The modern manager is no longer a distant figure waiting for halftime. He is embedded in the match itself, shaping its rhythm, nudging its direction, and, at times, redirecting its outcome from a few metres away.
Why in-game leadership has taken on new importance
Football’s evolution has reduced the value of static planning. Opponents prepare more thoroughly, players process information faster, and tactical surprises are increasingly rare. What remains unpredictable is how a match breathes — when it tightens, loosens, or begins to tilt.
That is where touchline influence now carries weight.
Coaches are expected to interpret unfolding patterns in real time: a midfield losing duels, a press arriving half a second late, a winger pinned too deep to offer threat. These aren’t problems for tomorrow’s training session. They are issues to be addressed before they become irreversible.
In tournaments and knockout settings, where margins are unforgiving, the ability to intervene early — and correctly — often separates progress from elimination.
What managers actually change during matches
Influence from the sidelines is rarely theatrical. It is functional.
A coach may instruct a striker to screen a passing lane rather than chase the ball. He might ask a centre-back to carry possession instead of releasing early. Full-backs are told when to hold width and when to narrow, not as a wholesale shift but as a situational adjustment.
Substitutions, too, are increasingly strategic rather than reactive. A change might be designed to alter spacing rather than personnel — introducing a midfielder who can occupy pockets, or a forward whose movement disrupts a specific defender. With expanded substitution allowances, managers can now reshape matches in stages rather than single gambles.
Even time management is part of the craft. Knowing when to slow the game, when to accelerate restarts, or when to let play run reflects an understanding of momentum that goes beyond tactics.
Communication and trust under pressure
Instruction only works if it lands.
The most effective managers communicate economically. During matches, clarity matters more than complexity. Short cues replace long explanations. Repetition replaces elaboration. Players are not being taught; they are being reminded.
Emotional intelligence plays a role here. Some teams require reassurance when control slips. Others need provocation to regain edge. Managers adjust their tone accordingly, aware that anxiety spreads faster than instruction.
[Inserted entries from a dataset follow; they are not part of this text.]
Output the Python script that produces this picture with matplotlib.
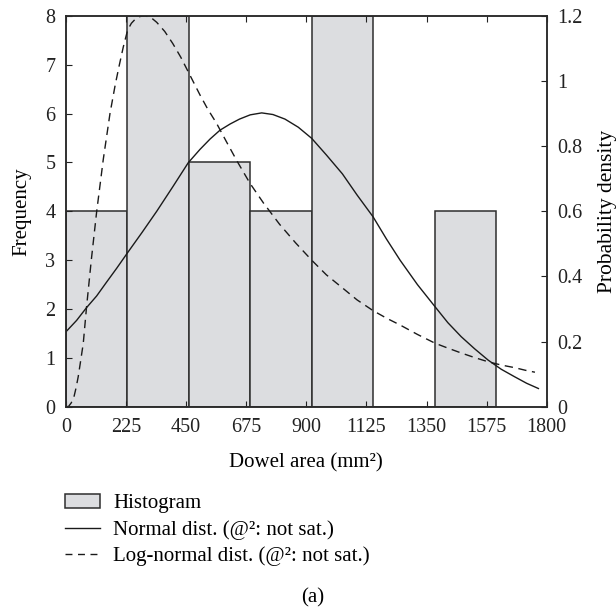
import numpy as np
import matplotlib
matplotlib.use('Agg')
import matplotlib.pyplot as plt
from matplotlib.patches import Patch
from matplotlib.lines import Line2D

plt.rcParams['font.family'] = ['Liberation Serif', 'DejaVu Serif']
plt.rcParams['font.size'] = 15

# histogram (bins of 230 mm2)
bin_edges = [0, 230, 460, 690, 920, 1150, 1380, 1610]
counts = [4, 8, 5, 4, 8, 0, 4]

# fitted curves (density axis)
normal_x = [0, 40, 77, 115, 150, 190, 231, 285, 340, 400, 458, 502, 540, 577, 615,
            650, 690, 733, 775, 820, 870, 920, 975, 1035, 1090, 1150, 1200, 1251,
            1316, 1382, 1430, 1480, 1530, 1581, 1630, 1680, 1725, 1769]
normal_y = [0.230, 0.265, 0.304, 0.340, 0.380, 0.425, 0.473, 0.535, 0.600, 0.675,
            0.749, 0.790, 0.822, 0.849, 0.868, 0.883, 0.896, 0.902, 0.897, 0.883,
            0.858, 0.824, 0.773, 0.715, 0.650, 0.583, 0.515, 0.450, 0.375, 0.307,
            0.258, 0.215, 0.178, 0.143, 0.115, 0.092, 0.072, 0.056]

lognorm_x = [0, 10, 20, 30, 38, 46, 55, 65, 77, 95, 115, 140, 165, 185, 200, 215,
             231, 245, 260, 278, 296, 318, 340, 370, 400, 430, 458, 502, 530, 564,
             600, 640, 689, 740, 800, 860, 920, 975, 1035, 1090, 1150, 1200, 1251,
             1316, 1382, 1430, 1480, 1530, 1581, 1630, 1680, 1720, 1756]
lognorm_y = [0.0, 0.001, 0.012, 0.030, 0.058, 0.092, 0.140, 0.195, 0.304, 0.450,
             0.598, 0.760, 0.900, 0.990, 1.049, 1.105, 1.156, 1.177, 1.190, 1.198,
             1.200, 1.195, 1.180, 1.152, 1.115, 1.073, 1.028, 0.957, 0.915, 0.870,
             0.815, 0.755, 0.686, 0.625, 0.560, 0.503, 0.450, 0.405, 0.365, 0.328,
             0.295, 0.272, 0.251, 0.222, 0.195, 0.180, 0.165, 0.151, 0.138, 0.128,
             0.120, 0.112, 0.106]

x_ticks = [0, 225, 450, 675, 900, 1125, 1350, 1575, 1800]
freq_ticks = [0, 1, 2, 3, 4, 5, 6, 7, 8]
dens_ticks = [0, 0.2, 0.4, 0.6, 0.8, 1.0, 1.2]
dens_labels = ['0', '0.2', '0.4', '0.6', '0.8', '1', '1.2']

bar_face = '#dcdde0'
edge = '#2e2e2e'
ink = '#1a1a1a'

fig = plt.figure(figsize=(6.16, 6.08), dpi=100)
ax = fig.add_axes([0.107, 0.331, 0.7805, 0.643])

ax.bar(bin_edges[:-1], counts, width=np.diff(bin_edges), align='edge',
       facecolor=bar_face, edgecolor=edge, linewidth=1.1)
ax.set_xlim(0, 1800)
ax.set_ylim(0, 8)
ax.set_xticks(x_ticks)
ax.set_yticks(freq_ticks)
ax.set_ylabel('Frequency', labelpad=10)
ax.set_xlabel('Dowel area (mm²)', labelpad=11.5)
ax.tick_params(direction='in', length=4, top=True, labelsize=14.5, colors='#222222')
ax.tick_params(axis='y', pad=7.5)
ax.tick_params(axis='x', pad=8)

ax2 = ax.twinx()
ax2.plot(normal_x, normal_y, color=ink, linewidth=1.0)
ax2.plot(lognorm_x, lognorm_y, color=ink, linewidth=1.0, dashes=(6, 4))
ax2.set_ylim(0, 1.2)
ax2.set_yticks(dens_ticks)
ax2.set_yticklabels(dens_labels)
ax2.set_ylabel('Probability density', fontsize=15.5, labelpad=11)
ax2.tick_params(direction='in', length=4, labelsize=14.5, pad=7.5, colors='#222222')

for a in (ax, ax2):
    for s in a.spines.values():
        s.set_linewidth(1.1)
        s.set_color('#2a2a2a')

handles = [Patch(facecolor=bar_face, edgecolor=edge, linewidth=1.1),
           Line2D([], [], color=ink, linewidth=1.0),
           Line2D([], [], color=ink, linewidth=1.0, dashes=(5, 4))]
labels = ['Histogram',
          'Normal dist. (@²: not sat.)',
          'Log-normal dist. (@²: not sat.)']
fig.legend(handles, labels, loc='upper left', bbox_to_anchor=(0.1055, 0.188),
           frameon=False, borderpad=0, borderaxespad=0, handlelength=1.68,
           handletextpad=0.62, labelspacing=0.33)

fig.text(0.508, 0.017, '(a)', ha='center', va='center')

fig.savefig('out.png', dpi=100)
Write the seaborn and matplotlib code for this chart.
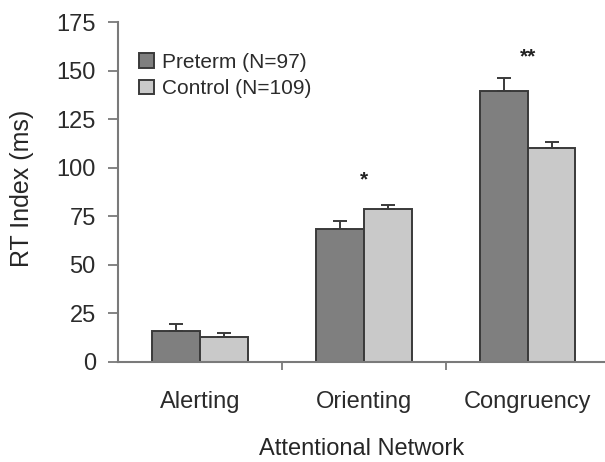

Leadership groups within squads act as extensions of the touchline. A shouted message rarely reaches eleven players at once. It travels through captains and senior figures, filtered and applied in real time.
Where touchline influence ends
There are limits to sideline control, and the best coaches understand them.
Football remains chaotic by nature. No amount of gesturing can account for a miscontrolled pass or a deflected shot. Over-intervention can create doubt, slowing decision-making rather than sharpening it.
Some matches are best managed by restraint. Allowing players to solve problems themselves can preserve rhythm and confidence. In these moments, the absence of visible instruction is itself a deliberate choice.
Touchline influence is not about domination. It is about timing.
What this means for the future of the game
As football heads toward World Cup 2026, the demands on managers will intensify. Longer stoppage times, deeper benches, and tighter schedules will stretch matches into unfamiliar shapes. The ability to manage energy, psychology, and structure within games will matter as much as pre-tournament planning.
Success will belong to those who can see shifts before they announce themselves — and respond without overcorrecting.
The most important decisions in modern football are not always made with a whistle or a kick. Increasingly, they arrive through a glance, a signal, or a well-timed word from the edge of the pitch — subtle interventions that quietly steer matches toward their conclusion.